Entry to G-14 needs the approval of all 18 clubs. The organisation was created in 2000 with the help of Kenyon when he was chief executive at Manchester United and then grew two years later to include Arsenal as well as three relatively low-profile new members in Bayer Leverkusen, Lyons and Valencia.

"We are members of Uefa's European Club Forum and so is everyone else," Kenyon said. "Yes, we have the stature to be there - as members of G14 - but, for whatever reason, we are not. It is one of those things. But this [releasing players for internationals] is a global club issue and it is right that it is discussed in a wider forum."

While some clubs have advocated governing bodies paying into an insurance fund to cover losses incurred over players injured on international duty, Kenyon is understood to back another option.

Chelsea would support a sliding scale where governing bodies with the ability to do so - such as the English Football Association - would make a contribution to players' wages. Under the scheme, others such as the Ivory Coast, for whom the Chelsea striker Didier Drogba plays his international football, would not have to contribute to a player's wages at all.

"There isn't one club I know who doesn't want to release players," Kenyon said. "But there are two tensions and they've been around as long as I have been in football. One is the international calendar and the other is the compensation. It must be within the brains of all us to find a solution.

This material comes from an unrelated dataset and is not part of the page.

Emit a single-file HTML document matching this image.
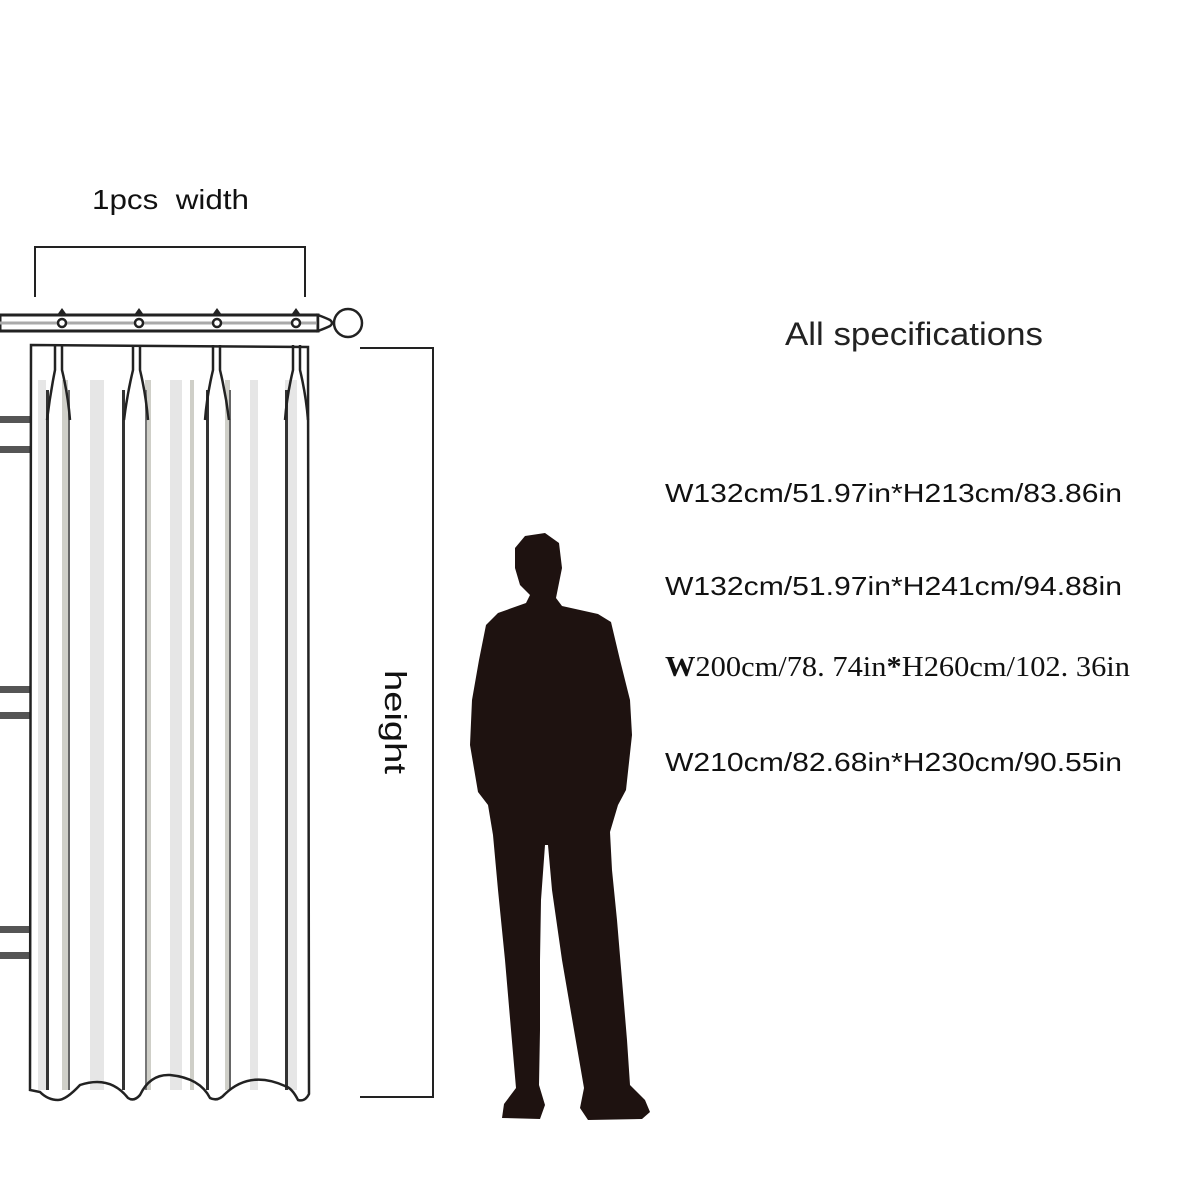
<!DOCTYPE html>
<html><head><meta charset="utf-8"><style>
html,body{margin:0;padding:0;background:#fff;}
svg{display:block;}
</style></head><body>
<svg width="1200" height="1200" viewBox="0 0 1200 1200" xmlns="http://www.w3.org/2000/svg">
<rect width="1200" height="1200" fill="#fff"/>
<g fill="#555">
<rect x="0" y="416" width="30" height="7"/><rect x="0" y="446" width="30" height="7"/>
<rect x="0" y="686" width="30" height="7"/><rect x="0" y="712" width="30" height="7"/>
<rect x="0" y="926" width="30" height="7"/><rect x="0" y="952" width="30" height="7"/>
</g>
<g>
<rect x="32" y="345" width="276" height="750" fill="#fff"/>
<g fill="#e6e6e6">
<rect x="38" y="380" width="8" height="710"/><rect x="90" y="380" width="14" height="710"/>
<rect x="170" y="380" width="12" height="710"/><rect x="250" y="380" width="8" height="710"/>
<rect x="285" y="380" width="12" height="710"/>
</g>
<g fill="#cfcfc8">
<rect x="62" y="380" width="6" height="710"/><rect x="145" y="380" width="6" height="710"/>
<rect x="225" y="380" width="5" height="710"/><rect x="190" y="380" width="4" height="710"/>
</g>
<g fill="#333">
<rect x="46" y="390" width="3" height="700"/><rect x="122" y="390" width="3" height="700"/>
<rect x="206" y="390" width="3" height="700"/><rect x="285" y="390" width="3" height="700"/>
<rect x="68" y="390" width="2" height="700" fill="#666"/><rect x="145" y="390" width="2" height="700" fill="#777"/>
<rect x="229" y="390" width="2" height="700" fill="#666"/>
</g>
</g>
<g fill="none" stroke="#222" stroke-width="2.5">
<path d="M55 345 L55 370 Q50 395 47 420"/><path d="M62 345 L62 370 Q68 395 70 420"/>
<path d="M133 345 L133 370 Q127 395 124 420"/><path d="M140 345 L140 370 Q146 395 148 420"/>
<path d="M213 345 L213 370 Q207 395 205 420"/><path d="M220 345 L220 370 Q226 395 229 420"/>
<path d="M293 345 L293 370 Q287 395 285 420"/><path d="M300 345 L300 370 Q306 395 308 420"/>
</g>
<path d="M31 345 L308 347 L309 1094 Q305 1102 298 1100 Q292 1088 285 1086 Q250 1070 225 1094 Q218 1102 210 1098 Q200 1078 170 1075 Q150 1074 140 1095 Q134 1102 128 1098 Q110 1075 80 1085 Q66 1100 58 1100 Q48 1100 40 1092 L30 1090 Z" fill="none" stroke="#222" stroke-width="2.5"/>
<!-- rod -->
<rect x="0" y="315" width="318" height="16" fill="#fff" stroke="#222" stroke-width="3"/>
<line x1="0" y1="323" x2="316" y2="323" stroke="#aaa" stroke-width="3"/>
<g fill="#fff" stroke="#222" stroke-width="2.5">
<path d="M318 315 Q326 318 330 320 Q334 323 330 326 Q326 328 318 331 Z"/>
<circle cx="348" cy="323" r="14"/>
<circle cx="62" cy="323" r="4"/><circle cx="139" cy="323" r="4"/><circle cx="217" cy="323" r="4"/><circle cx="296" cy="323" r="4"/>
</g>
<g fill="#222">
<path d="M57 315 L62 308 L67 315 Z"/><path d="M134 315 L139 308 L144 315 Z"/>
<path d="M212 315 L217 308 L222 315 Z"/><path d="M291 315 L296 308 L301 315 Z"/>
</g>
<path d="M35 297 L35 247 L305 247 L305 297" fill="none" stroke="#222" stroke-width="2"/>
<text x="92" y="209" font-family="Liberation Sans, sans-serif" font-size="28" fill="#111" textLength="157" lengthAdjust="spacingAndGlyphs" xml:space="preserve">1pcs  width</text>
<path d="M360 348 L433 348 L433 1097 L360 1097" fill="none" stroke="#222" stroke-width="2"/>
<text transform="translate(385 722) rotate(90)" text-anchor="middle" font-family="Liberation Sans, sans-serif" font-size="31" fill="#111" textLength="104" lengthAdjust="spacingAndGlyphs">height</text>
<path fill="#1e1210" d="M515 548 L525 536 L545 533 L559 543 L562 568 L558 588 L556 598 L562 606 L598 614 L611 622 L620 660 L630 700 L632 735 L626 790 L618 805 L610 832 L612 870 L617 920 L622 980 L627 1040 L630 1085 L645 1100 L650 1112 L642 1119 L588 1120 L580 1108 L584 1088 L574 1030 L562 960 L552 890 L548 845 L545 845 L541 900 L540 960 L540 1030 L539 1085 L545 1105 L540 1119 L502 1118 L504 1104 L516 1088 L511 1030 L505 960 L498 890 L493 835 L488 805 L478 792 L470 745 L472 700 L479 660 L486 625 L498 613 L526 603 L530 595 L520 585 L515 568 Z"/>
<text x="785" y="345" font-family="Liberation Sans, sans-serif" font-size="32" fill="#222" textLength="258" lengthAdjust="spacingAndGlyphs">All specifications</text>
<g font-family="Liberation Sans, sans-serif" font-size="26" fill="#111">
<text x="665" y="502" textLength="457" lengthAdjust="spacingAndGlyphs">W132cm/51.97in*H213cm/83.86in</text>
<text x="665" y="595" textLength="457" lengthAdjust="spacingAndGlyphs">W132cm/51.97in*H241cm/94.88in</text>
<text x="665" y="771" textLength="457" lengthAdjust="spacingAndGlyphs">W210cm/82.68in*H230cm/90.55in</text>
</g>
<text x="665" y="676" font-family="Liberation Serif, serif" font-size="28" fill="#111" textLength="465" lengthAdjust="spacingAndGlyphs"><tspan font-weight="bold">W</tspan>200cm/78. 74in<tspan font-weight="bold">*</tspan>H260cm/102. 36in</text>
</svg>
</body></html>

"We've had only four players report to training at Chelsea after the weekend games, of whom two were injured. The rest were on international duty. We are not complaining about that but for the benefit of sport you cannot just keep piling games on top of each other."

Kenyon also dismissed the prospect of a European league to replace the Champions' League in order to give Europe's top clubs a greater share of television royalties.